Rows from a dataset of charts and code
******

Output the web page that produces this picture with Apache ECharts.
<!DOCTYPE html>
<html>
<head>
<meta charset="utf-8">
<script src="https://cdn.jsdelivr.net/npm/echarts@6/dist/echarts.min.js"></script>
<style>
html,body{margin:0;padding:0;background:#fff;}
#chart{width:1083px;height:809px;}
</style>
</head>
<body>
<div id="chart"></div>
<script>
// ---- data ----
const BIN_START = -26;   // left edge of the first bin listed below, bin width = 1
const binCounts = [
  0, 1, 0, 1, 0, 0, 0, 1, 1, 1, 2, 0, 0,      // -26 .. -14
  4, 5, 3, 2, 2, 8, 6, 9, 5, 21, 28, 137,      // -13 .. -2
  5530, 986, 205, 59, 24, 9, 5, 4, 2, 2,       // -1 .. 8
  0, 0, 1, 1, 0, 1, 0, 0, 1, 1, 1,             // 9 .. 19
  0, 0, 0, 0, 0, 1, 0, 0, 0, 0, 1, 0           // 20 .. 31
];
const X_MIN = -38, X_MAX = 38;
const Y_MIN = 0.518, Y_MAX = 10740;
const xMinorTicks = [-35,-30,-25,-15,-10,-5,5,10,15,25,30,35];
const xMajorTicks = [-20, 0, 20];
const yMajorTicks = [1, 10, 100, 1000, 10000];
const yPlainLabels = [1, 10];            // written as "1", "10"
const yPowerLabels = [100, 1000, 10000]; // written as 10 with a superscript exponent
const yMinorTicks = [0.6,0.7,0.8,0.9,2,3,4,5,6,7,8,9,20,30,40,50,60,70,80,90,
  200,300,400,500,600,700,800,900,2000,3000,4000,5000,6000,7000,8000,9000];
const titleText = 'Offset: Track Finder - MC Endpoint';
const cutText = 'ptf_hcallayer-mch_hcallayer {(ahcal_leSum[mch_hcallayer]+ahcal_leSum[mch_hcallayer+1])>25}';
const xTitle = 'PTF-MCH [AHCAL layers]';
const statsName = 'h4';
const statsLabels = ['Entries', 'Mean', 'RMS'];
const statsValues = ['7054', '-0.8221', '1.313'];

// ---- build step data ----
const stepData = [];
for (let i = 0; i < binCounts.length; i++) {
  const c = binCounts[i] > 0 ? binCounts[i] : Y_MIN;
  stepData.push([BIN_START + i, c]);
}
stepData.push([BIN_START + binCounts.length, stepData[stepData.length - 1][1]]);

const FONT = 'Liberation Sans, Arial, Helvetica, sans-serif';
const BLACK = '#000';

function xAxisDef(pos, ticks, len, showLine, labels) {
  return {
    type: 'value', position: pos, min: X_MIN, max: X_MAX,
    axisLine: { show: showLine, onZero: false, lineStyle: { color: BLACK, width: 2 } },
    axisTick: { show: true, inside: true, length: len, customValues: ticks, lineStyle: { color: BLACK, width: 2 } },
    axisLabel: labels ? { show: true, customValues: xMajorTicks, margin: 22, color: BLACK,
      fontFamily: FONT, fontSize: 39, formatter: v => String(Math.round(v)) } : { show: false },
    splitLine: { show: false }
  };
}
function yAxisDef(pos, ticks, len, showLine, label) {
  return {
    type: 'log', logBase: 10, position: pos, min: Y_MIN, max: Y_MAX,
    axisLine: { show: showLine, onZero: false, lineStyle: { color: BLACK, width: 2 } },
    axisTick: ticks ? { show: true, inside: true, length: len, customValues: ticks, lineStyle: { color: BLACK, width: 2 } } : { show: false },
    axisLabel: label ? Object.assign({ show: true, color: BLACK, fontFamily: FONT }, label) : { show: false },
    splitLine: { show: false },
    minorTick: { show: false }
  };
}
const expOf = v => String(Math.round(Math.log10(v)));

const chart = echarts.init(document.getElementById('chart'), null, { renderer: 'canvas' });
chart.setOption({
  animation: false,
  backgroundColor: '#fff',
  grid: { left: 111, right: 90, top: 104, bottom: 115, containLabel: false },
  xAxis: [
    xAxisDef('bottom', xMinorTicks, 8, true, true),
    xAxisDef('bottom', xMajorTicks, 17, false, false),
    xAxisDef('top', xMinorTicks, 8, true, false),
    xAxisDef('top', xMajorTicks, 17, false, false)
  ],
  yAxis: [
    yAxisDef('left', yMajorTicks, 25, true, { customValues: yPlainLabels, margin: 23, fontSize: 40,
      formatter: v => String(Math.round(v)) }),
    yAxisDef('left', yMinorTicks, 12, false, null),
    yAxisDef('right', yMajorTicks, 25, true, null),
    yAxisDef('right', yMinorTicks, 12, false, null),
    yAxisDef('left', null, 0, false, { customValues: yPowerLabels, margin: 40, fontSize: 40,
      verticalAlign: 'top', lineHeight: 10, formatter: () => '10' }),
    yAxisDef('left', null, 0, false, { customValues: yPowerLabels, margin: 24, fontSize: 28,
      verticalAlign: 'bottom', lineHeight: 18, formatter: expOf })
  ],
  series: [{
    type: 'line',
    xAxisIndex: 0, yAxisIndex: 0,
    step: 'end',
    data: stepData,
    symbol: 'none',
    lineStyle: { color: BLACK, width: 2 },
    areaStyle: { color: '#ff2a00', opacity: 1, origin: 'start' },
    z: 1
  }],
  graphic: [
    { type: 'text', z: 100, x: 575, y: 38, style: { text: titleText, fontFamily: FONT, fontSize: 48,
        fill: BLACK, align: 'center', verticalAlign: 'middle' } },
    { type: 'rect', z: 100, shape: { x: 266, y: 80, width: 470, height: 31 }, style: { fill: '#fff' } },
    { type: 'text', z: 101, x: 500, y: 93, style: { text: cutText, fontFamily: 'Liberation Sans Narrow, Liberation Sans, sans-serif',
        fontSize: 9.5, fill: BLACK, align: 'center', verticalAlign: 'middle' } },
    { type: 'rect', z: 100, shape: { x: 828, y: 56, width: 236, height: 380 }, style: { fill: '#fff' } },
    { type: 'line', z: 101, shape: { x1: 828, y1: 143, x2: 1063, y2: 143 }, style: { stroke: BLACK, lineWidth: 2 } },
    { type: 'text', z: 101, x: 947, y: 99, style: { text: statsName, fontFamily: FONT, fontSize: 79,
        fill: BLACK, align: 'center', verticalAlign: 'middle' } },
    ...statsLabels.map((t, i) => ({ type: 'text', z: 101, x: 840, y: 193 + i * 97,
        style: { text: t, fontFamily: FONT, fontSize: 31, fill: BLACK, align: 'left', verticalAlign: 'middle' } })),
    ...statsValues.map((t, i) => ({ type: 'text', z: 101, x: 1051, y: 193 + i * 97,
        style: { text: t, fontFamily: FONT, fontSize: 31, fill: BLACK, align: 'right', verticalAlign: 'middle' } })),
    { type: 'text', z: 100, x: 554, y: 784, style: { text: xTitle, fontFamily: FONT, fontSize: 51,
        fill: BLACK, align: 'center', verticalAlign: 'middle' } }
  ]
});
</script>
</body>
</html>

******

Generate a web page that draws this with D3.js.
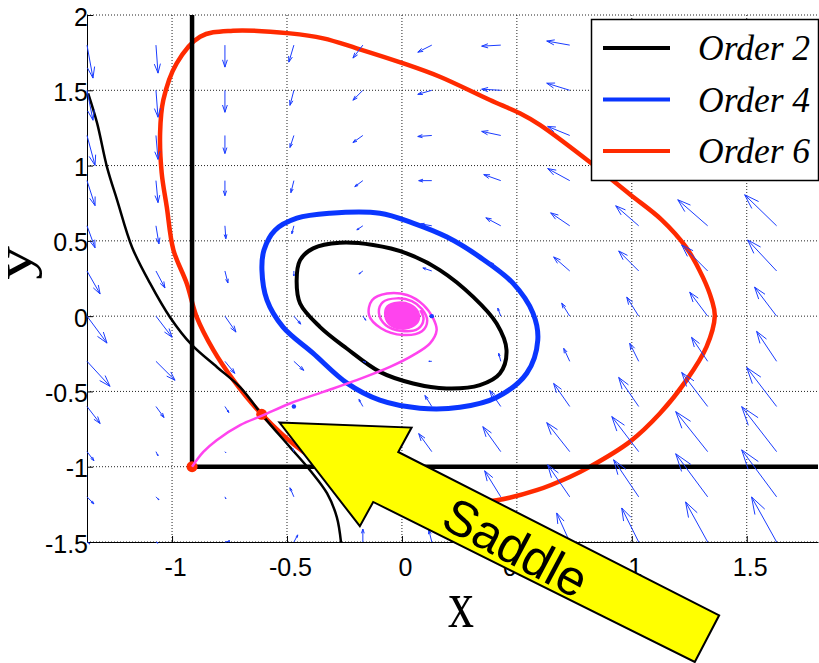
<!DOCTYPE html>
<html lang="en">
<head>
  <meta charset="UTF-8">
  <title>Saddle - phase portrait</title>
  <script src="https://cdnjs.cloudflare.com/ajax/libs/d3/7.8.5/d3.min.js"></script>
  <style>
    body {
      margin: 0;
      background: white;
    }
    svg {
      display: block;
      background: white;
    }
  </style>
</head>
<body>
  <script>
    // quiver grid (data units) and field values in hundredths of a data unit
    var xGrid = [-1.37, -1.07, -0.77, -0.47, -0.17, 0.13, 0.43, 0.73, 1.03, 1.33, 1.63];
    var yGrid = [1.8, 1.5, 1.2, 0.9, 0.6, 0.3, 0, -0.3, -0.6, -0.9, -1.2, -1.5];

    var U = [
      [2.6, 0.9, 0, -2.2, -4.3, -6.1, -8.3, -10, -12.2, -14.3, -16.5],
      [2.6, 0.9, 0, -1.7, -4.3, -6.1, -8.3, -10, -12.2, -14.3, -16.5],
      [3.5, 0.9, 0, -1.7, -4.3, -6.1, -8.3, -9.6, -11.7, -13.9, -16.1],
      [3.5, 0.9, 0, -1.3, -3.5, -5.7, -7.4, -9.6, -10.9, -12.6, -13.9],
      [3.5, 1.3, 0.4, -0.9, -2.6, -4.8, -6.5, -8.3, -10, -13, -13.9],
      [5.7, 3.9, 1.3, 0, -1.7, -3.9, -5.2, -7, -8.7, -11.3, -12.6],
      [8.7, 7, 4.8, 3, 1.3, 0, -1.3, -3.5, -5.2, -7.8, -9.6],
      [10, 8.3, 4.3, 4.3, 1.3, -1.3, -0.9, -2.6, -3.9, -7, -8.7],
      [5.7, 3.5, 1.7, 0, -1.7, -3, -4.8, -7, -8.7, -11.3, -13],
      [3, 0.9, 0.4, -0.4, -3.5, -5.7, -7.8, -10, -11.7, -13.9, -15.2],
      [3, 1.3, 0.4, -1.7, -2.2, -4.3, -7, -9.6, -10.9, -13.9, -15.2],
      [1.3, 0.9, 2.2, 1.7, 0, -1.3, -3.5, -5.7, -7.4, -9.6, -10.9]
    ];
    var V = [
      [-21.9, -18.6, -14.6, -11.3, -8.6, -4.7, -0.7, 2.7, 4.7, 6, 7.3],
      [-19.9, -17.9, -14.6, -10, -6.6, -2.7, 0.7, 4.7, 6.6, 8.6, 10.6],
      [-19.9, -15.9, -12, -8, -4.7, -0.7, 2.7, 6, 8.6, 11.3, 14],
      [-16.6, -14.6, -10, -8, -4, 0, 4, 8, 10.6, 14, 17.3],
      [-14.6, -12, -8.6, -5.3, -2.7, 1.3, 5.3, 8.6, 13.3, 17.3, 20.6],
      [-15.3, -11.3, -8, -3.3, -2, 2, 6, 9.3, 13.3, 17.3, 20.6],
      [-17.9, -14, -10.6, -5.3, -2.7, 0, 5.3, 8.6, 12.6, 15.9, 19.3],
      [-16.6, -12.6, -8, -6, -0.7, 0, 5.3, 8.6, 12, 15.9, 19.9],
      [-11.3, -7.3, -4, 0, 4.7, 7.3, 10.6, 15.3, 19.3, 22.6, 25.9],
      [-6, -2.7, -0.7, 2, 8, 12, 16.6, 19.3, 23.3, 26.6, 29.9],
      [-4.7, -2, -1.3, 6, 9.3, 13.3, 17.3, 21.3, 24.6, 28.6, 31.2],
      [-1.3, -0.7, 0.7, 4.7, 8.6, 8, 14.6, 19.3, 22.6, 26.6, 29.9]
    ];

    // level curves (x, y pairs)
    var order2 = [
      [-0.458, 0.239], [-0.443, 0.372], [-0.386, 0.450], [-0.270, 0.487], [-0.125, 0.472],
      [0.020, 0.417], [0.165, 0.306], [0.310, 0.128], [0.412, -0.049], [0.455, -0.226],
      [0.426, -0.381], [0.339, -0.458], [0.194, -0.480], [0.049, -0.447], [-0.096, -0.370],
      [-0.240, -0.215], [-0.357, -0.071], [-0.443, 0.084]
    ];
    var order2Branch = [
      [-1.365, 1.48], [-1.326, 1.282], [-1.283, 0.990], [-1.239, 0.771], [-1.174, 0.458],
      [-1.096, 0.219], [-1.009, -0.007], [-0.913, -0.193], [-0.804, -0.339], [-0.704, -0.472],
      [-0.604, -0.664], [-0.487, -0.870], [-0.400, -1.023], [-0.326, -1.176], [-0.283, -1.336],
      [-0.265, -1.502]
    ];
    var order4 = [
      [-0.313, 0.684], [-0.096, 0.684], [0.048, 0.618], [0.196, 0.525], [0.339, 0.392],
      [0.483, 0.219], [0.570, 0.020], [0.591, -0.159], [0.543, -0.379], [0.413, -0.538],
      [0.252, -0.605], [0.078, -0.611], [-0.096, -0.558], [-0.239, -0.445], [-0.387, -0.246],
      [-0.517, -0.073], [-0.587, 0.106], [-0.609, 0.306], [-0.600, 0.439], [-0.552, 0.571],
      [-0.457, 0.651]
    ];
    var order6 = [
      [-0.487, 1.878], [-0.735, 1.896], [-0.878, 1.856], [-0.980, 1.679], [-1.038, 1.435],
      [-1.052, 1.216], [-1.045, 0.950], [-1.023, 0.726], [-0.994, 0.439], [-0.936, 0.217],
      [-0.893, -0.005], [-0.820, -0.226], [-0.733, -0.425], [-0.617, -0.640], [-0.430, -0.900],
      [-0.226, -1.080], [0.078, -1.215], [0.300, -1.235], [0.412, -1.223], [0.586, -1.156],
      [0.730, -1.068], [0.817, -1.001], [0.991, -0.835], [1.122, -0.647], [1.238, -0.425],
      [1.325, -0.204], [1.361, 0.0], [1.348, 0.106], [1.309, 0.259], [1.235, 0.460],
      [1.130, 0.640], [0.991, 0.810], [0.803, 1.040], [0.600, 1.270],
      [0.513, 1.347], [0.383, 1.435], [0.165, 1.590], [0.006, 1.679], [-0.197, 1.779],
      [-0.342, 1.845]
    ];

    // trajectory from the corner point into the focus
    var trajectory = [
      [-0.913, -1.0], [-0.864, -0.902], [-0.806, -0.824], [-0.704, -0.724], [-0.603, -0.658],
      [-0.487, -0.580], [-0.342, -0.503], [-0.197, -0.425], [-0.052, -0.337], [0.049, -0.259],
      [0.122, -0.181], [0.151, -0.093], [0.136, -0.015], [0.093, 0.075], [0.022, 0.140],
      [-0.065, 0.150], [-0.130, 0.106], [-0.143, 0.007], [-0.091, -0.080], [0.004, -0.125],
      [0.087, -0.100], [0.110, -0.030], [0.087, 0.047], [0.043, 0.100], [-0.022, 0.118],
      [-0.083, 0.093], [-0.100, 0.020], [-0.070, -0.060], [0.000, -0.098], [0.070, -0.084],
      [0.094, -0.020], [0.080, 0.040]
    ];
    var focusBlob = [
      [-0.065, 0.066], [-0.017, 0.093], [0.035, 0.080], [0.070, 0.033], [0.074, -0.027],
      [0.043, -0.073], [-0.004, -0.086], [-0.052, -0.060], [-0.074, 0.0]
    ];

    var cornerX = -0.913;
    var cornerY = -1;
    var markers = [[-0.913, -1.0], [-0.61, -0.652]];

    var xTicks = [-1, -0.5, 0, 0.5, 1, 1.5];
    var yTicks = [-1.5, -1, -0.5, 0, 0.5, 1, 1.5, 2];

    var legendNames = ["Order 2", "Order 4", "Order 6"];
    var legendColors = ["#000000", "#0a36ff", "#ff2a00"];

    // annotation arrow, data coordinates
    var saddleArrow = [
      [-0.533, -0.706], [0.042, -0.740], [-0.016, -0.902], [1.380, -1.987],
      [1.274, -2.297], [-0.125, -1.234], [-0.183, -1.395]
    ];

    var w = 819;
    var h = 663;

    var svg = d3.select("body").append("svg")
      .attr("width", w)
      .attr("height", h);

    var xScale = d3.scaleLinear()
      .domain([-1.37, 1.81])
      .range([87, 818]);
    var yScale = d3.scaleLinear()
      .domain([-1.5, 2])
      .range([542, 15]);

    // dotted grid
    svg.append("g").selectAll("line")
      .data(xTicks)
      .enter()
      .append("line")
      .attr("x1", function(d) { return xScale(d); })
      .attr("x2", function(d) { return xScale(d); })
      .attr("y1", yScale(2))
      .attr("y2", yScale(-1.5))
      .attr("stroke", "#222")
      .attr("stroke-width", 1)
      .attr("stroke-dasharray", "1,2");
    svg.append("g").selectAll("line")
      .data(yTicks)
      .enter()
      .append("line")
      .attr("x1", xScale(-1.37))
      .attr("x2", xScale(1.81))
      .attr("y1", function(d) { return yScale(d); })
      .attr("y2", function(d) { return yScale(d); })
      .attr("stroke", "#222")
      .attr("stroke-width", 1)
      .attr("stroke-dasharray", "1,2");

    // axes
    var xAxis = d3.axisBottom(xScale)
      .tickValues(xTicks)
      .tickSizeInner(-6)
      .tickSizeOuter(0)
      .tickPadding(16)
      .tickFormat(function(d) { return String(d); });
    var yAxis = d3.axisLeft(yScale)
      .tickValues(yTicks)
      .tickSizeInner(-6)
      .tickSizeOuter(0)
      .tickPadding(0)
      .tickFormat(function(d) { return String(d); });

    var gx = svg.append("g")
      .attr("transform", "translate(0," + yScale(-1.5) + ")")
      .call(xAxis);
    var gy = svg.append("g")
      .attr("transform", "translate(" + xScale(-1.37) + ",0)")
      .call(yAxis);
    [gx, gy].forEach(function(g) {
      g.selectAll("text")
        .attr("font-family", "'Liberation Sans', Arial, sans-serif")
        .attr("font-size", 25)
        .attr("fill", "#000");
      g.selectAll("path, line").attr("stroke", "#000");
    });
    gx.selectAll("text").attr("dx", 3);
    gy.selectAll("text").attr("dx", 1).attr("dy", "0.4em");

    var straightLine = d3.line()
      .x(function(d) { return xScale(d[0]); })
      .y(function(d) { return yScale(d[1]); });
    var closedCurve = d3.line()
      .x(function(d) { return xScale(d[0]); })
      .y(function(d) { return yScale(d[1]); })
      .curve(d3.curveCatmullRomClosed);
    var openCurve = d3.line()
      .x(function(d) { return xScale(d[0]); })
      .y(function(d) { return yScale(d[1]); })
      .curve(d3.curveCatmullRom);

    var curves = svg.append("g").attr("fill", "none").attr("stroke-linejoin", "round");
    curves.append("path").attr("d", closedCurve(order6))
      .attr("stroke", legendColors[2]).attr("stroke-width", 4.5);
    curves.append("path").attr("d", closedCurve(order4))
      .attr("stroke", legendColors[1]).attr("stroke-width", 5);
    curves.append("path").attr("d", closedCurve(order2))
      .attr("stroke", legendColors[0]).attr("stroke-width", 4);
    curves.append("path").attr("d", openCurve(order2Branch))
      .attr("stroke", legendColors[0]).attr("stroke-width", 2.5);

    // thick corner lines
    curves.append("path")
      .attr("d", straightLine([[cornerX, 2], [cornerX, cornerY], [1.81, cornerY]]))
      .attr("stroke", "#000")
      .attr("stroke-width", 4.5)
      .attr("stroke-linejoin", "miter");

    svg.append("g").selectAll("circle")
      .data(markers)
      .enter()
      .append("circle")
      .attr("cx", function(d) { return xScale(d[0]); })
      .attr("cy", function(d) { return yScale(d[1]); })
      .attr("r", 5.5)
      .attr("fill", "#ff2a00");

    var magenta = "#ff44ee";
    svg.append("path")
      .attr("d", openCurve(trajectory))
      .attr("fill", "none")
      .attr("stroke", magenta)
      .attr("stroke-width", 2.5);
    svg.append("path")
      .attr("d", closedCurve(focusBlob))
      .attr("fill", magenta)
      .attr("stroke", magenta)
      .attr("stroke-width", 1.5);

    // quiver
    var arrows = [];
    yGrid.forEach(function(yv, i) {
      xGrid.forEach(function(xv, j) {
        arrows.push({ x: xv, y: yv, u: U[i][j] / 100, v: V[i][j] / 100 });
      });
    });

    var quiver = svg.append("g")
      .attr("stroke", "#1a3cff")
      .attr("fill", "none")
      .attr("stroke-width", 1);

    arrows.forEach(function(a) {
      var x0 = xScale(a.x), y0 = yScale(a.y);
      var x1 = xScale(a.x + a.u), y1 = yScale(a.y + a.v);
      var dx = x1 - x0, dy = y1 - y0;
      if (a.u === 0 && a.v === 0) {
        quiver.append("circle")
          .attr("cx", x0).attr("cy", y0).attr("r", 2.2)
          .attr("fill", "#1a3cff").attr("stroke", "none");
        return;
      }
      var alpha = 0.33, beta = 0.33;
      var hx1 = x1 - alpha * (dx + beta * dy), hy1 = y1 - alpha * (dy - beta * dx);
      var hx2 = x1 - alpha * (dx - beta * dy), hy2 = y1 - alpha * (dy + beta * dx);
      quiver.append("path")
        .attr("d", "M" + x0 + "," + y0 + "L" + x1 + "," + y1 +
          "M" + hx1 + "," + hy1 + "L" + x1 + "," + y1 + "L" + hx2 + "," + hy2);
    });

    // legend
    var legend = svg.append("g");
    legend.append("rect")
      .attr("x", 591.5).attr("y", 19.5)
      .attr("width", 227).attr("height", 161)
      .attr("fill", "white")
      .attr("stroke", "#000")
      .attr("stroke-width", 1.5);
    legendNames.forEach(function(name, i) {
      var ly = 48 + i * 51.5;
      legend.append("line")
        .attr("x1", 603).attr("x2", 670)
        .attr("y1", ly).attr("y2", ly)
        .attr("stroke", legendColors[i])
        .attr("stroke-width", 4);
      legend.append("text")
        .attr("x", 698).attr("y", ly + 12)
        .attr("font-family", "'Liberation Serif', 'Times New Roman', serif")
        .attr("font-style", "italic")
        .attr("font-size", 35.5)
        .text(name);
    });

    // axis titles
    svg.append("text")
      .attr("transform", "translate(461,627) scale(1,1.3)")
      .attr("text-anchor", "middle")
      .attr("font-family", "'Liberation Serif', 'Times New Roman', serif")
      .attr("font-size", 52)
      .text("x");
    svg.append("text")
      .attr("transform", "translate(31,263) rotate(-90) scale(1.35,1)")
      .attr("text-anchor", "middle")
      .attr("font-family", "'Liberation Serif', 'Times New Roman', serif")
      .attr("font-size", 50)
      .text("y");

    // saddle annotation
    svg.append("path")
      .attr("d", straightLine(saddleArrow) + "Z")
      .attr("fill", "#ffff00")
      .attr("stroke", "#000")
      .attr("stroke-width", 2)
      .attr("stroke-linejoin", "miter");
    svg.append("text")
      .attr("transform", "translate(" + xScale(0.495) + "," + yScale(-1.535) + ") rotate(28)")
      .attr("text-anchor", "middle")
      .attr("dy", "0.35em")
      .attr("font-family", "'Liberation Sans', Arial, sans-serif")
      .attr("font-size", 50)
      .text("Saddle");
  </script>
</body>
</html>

******

Written exercise
Set down, without pictures, the lines between the line holding "Generate a web" and the line holding "-0.9, -1.2, -1.5];", both inclusive.

Full response
Generate a web page that draws this with D3.js.
<!DOCTYPE html>
<html lang="en">
<head>
  <meta charset="UTF-8">
  <title>Saddle - phase portrait</title>
  <script src="https://cdnjs.cloudflare.com/ajax/libs/d3/7.8.5/d3.min.js"></script>
  <style>
    body {
      margin: 0;
      background: white;
    }
    svg {
      display: block;
      background: white;
    }
  </style>
</head>
<body>
  <script>
    // quiver grid (data units) and field values in hundredths of a data unit
    var xGrid = [-1.37, -1.07, -0.77, -0.47, -0.17, 0.13, 0.43, 0.73, 1.03, 1.33, 1.63];
    var yGrid = [1.8, 1.5, 1.2, 0.9, 0.6, 0.3, 0, -0.3, -0.6, -0.9, -1.2, -1.5];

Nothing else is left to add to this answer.